• Exercise description: Without the pictures, print the lines running from the beginning of the material to the line containing "Chart.register(...registerables);", both ends included.

Supplied information start

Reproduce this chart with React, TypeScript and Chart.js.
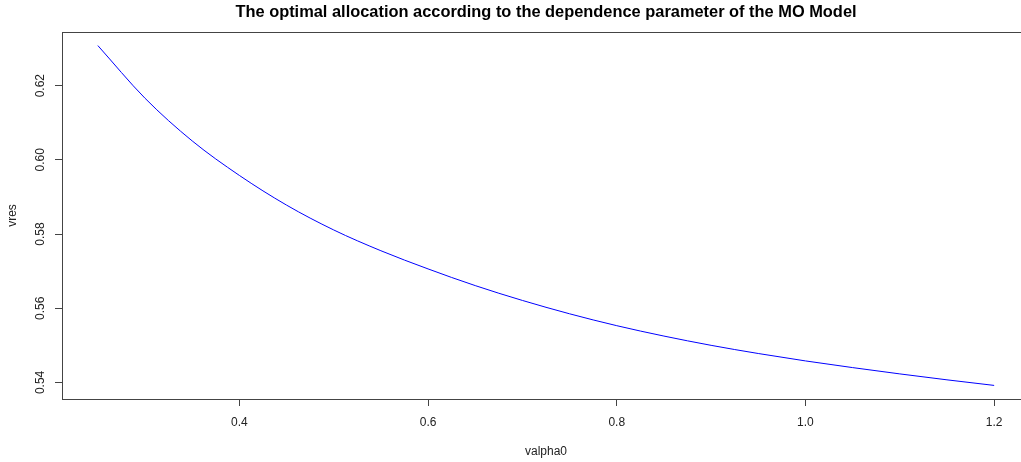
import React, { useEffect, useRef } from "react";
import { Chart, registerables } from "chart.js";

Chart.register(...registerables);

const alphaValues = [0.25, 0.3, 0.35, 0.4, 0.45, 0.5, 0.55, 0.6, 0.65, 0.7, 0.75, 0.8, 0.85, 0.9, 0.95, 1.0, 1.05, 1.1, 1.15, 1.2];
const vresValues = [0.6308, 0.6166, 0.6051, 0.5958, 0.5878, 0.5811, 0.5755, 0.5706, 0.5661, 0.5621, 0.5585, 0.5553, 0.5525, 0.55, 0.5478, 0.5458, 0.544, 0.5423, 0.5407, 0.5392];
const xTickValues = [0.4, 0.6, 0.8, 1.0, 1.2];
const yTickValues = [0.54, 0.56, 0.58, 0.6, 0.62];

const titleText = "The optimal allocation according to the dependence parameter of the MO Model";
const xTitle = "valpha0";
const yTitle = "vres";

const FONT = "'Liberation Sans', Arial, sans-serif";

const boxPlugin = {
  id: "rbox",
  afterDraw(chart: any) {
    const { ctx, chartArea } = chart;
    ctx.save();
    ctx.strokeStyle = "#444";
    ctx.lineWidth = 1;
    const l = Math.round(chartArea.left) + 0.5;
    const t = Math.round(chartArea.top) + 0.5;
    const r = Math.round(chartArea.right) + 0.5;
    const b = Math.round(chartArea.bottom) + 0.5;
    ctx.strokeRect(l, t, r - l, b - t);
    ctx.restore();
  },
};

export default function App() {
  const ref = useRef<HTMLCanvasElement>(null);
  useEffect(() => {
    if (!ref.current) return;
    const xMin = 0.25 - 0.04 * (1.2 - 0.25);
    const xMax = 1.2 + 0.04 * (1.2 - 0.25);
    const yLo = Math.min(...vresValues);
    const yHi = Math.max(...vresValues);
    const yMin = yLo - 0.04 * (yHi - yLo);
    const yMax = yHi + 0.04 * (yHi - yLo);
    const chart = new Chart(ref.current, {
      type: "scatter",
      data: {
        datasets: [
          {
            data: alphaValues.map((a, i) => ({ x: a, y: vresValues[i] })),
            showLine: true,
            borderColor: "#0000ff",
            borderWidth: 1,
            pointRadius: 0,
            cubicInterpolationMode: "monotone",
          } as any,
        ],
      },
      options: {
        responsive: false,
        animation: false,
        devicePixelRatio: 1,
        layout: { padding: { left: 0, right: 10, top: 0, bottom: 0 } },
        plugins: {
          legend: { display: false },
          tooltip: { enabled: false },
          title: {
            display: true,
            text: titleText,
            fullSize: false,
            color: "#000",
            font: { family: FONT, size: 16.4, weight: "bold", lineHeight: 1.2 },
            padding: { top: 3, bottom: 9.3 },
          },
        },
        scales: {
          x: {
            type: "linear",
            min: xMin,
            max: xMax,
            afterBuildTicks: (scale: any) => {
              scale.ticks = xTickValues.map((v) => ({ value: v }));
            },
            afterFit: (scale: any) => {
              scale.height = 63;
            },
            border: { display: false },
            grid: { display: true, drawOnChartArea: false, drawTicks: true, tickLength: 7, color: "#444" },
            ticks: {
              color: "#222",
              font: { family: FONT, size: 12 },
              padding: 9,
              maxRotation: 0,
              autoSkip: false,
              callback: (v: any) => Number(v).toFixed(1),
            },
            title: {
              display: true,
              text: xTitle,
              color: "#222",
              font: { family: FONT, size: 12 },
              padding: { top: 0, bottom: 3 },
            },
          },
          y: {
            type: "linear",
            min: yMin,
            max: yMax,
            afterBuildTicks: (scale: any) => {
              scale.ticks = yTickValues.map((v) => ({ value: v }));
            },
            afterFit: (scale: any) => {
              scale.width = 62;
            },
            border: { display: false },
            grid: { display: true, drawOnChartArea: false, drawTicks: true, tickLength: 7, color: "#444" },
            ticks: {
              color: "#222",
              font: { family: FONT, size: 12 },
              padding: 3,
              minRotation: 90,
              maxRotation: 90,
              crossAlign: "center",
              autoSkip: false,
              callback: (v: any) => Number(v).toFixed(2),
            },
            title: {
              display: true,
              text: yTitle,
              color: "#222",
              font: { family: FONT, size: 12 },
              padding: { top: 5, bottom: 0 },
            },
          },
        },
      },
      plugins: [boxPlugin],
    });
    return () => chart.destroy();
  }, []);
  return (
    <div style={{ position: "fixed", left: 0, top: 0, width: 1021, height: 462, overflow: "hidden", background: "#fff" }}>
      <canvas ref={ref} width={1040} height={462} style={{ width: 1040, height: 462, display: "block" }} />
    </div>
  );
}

Supplied information end

• Result for this exercise:
Reproduce this chart with React, TypeScript and Chart.js.
import React, { useEffect, useRef } from "react";
import { Chart, registerables } from "chart.js";

Chart.register(...registerables);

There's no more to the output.